__YOUR INSTRUCTIONS__. Starting at the first line of the data, please print exactly those lines through the one that holds "(7.5,9) rectangle (532,384);", omitting every picture.

__DATA BLOCK__.
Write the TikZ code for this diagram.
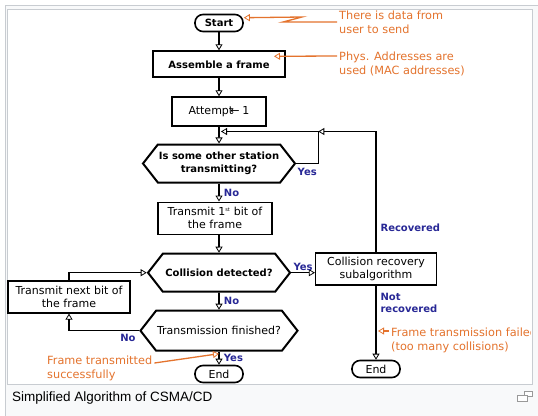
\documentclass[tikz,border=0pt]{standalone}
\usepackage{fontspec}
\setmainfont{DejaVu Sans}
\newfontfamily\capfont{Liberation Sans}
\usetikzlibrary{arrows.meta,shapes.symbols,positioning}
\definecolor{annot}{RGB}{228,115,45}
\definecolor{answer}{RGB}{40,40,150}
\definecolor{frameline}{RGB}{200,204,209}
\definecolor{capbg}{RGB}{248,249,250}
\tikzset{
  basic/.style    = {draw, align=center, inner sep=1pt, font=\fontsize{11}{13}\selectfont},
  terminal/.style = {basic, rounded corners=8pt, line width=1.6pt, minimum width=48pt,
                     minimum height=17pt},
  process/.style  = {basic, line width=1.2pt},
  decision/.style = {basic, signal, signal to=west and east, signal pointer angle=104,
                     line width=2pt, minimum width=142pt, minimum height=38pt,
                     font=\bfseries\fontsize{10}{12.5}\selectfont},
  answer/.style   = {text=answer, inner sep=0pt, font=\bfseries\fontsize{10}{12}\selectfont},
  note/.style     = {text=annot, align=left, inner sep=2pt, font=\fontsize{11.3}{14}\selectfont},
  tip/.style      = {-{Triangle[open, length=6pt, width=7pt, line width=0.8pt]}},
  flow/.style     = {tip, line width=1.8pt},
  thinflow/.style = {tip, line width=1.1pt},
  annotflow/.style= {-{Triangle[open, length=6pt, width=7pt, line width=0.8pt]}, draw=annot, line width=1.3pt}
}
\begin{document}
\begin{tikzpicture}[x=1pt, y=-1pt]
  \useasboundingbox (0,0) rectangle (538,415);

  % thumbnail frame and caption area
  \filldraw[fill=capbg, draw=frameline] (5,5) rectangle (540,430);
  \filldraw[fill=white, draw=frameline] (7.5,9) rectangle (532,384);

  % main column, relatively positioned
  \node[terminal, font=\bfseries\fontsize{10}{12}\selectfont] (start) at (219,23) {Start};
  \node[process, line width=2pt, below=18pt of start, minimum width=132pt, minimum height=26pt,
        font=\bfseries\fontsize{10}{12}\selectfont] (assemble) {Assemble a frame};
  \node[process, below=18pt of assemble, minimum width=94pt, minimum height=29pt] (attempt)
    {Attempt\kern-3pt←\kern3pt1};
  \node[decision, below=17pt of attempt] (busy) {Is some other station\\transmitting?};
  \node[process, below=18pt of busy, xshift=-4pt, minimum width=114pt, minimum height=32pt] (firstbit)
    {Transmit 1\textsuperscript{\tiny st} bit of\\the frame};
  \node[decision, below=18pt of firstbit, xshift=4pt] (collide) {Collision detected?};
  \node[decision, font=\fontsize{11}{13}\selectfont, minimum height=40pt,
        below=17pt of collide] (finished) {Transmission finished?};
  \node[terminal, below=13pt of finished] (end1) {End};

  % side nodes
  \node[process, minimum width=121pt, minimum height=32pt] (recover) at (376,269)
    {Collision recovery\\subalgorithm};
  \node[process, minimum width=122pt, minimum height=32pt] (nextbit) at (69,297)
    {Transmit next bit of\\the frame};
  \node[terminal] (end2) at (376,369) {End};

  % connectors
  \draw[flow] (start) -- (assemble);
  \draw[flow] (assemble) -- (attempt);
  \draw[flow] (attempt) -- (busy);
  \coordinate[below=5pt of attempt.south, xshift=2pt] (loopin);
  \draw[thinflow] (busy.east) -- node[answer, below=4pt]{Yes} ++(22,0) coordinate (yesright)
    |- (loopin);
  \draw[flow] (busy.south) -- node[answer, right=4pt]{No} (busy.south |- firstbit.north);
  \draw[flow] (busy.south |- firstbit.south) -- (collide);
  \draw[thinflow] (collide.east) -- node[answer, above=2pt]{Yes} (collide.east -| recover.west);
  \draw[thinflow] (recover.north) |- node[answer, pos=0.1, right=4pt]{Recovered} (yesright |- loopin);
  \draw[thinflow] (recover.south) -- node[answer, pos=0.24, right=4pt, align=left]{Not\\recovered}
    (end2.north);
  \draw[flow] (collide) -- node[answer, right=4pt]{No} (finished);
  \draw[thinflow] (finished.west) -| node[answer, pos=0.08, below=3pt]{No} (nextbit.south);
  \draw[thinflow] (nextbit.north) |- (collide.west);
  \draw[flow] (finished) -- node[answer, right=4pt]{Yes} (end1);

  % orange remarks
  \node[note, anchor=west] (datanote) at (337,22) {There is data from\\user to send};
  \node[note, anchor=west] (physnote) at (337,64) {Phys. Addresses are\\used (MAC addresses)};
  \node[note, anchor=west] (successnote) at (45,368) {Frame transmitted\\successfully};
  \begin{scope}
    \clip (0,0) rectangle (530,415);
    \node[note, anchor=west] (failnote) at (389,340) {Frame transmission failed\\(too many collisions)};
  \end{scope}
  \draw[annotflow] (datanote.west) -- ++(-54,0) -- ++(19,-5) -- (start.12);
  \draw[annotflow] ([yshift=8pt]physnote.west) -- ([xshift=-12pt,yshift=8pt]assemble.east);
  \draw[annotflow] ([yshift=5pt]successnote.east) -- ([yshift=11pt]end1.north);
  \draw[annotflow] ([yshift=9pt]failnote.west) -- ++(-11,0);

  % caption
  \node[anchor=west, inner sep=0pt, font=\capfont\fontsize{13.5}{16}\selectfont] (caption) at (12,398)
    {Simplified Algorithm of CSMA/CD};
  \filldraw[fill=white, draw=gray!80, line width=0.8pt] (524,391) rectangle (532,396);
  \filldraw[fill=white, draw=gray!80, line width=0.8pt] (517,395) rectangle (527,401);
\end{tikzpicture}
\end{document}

__TASK ANSWER__.
Write the TikZ code for this diagram.
\documentclass[tikz,border=0pt]{standalone}
\usepackage{fontspec}
\setmainfont{DejaVu Sans}
\newfontfamily\capfont{Liberation Sans}
\usetikzlibrary{arrows.meta,shapes.symbols,positioning}
\definecolor{annot}{RGB}{228,115,45}
\definecolor{answer}{RGB}{40,40,150}
\definecolor{frameline}{RGB}{200,204,209}
\definecolor{capbg}{RGB}{248,249,250}
\tikzset{
  basic/.style    = {draw, align=center, inner sep=1pt, font=\fontsize{11}{13}\selectfont},
  terminal/.style = {basic, rounded corners=8pt, line width=1.6pt, minimum width=48pt,
                     minimum height=17pt},
  process/.style  = {basic, line width=1.2pt},
  decision/.style = {basic, signal, signal to=west and east, signal pointer angle=104,
                     line width=2pt, minimum width=142pt, minimum height=38pt,
                     font=\bfseries\fontsize{10}{12.5}\selectfont},
  answer/.style   = {text=answer, inner sep=0pt, font=\bfseries\fontsize{10}{12}\selectfont},
  note/.style     = {text=annot, align=left, inner sep=2pt, font=\fontsize{11.3}{14}\selectfont},
  tip/.style      = {-{Triangle[open, length=6pt, width=7pt, line width=0.8pt]}},
  flow/.style     = {tip, line width=1.8pt},
  thinflow/.style = {tip, line width=1.1pt},
  annotflow/.style= {-{Triangle[open, length=6pt, width=7pt, line width=0.8pt]}, draw=annot, line width=1.3pt}
}
\begin{document}
\begin{tikzpicture}[x=1pt, y=-1pt]
  \useasboundingbox (0,0) rectangle (538,415);

  % thumbnail frame and caption area
  \filldraw[fill=capbg, draw=frameline] (5,5) rectangle (540,430);
  \filldraw[fill=white, draw=frameline] (7.5,9) rectangle (532,384);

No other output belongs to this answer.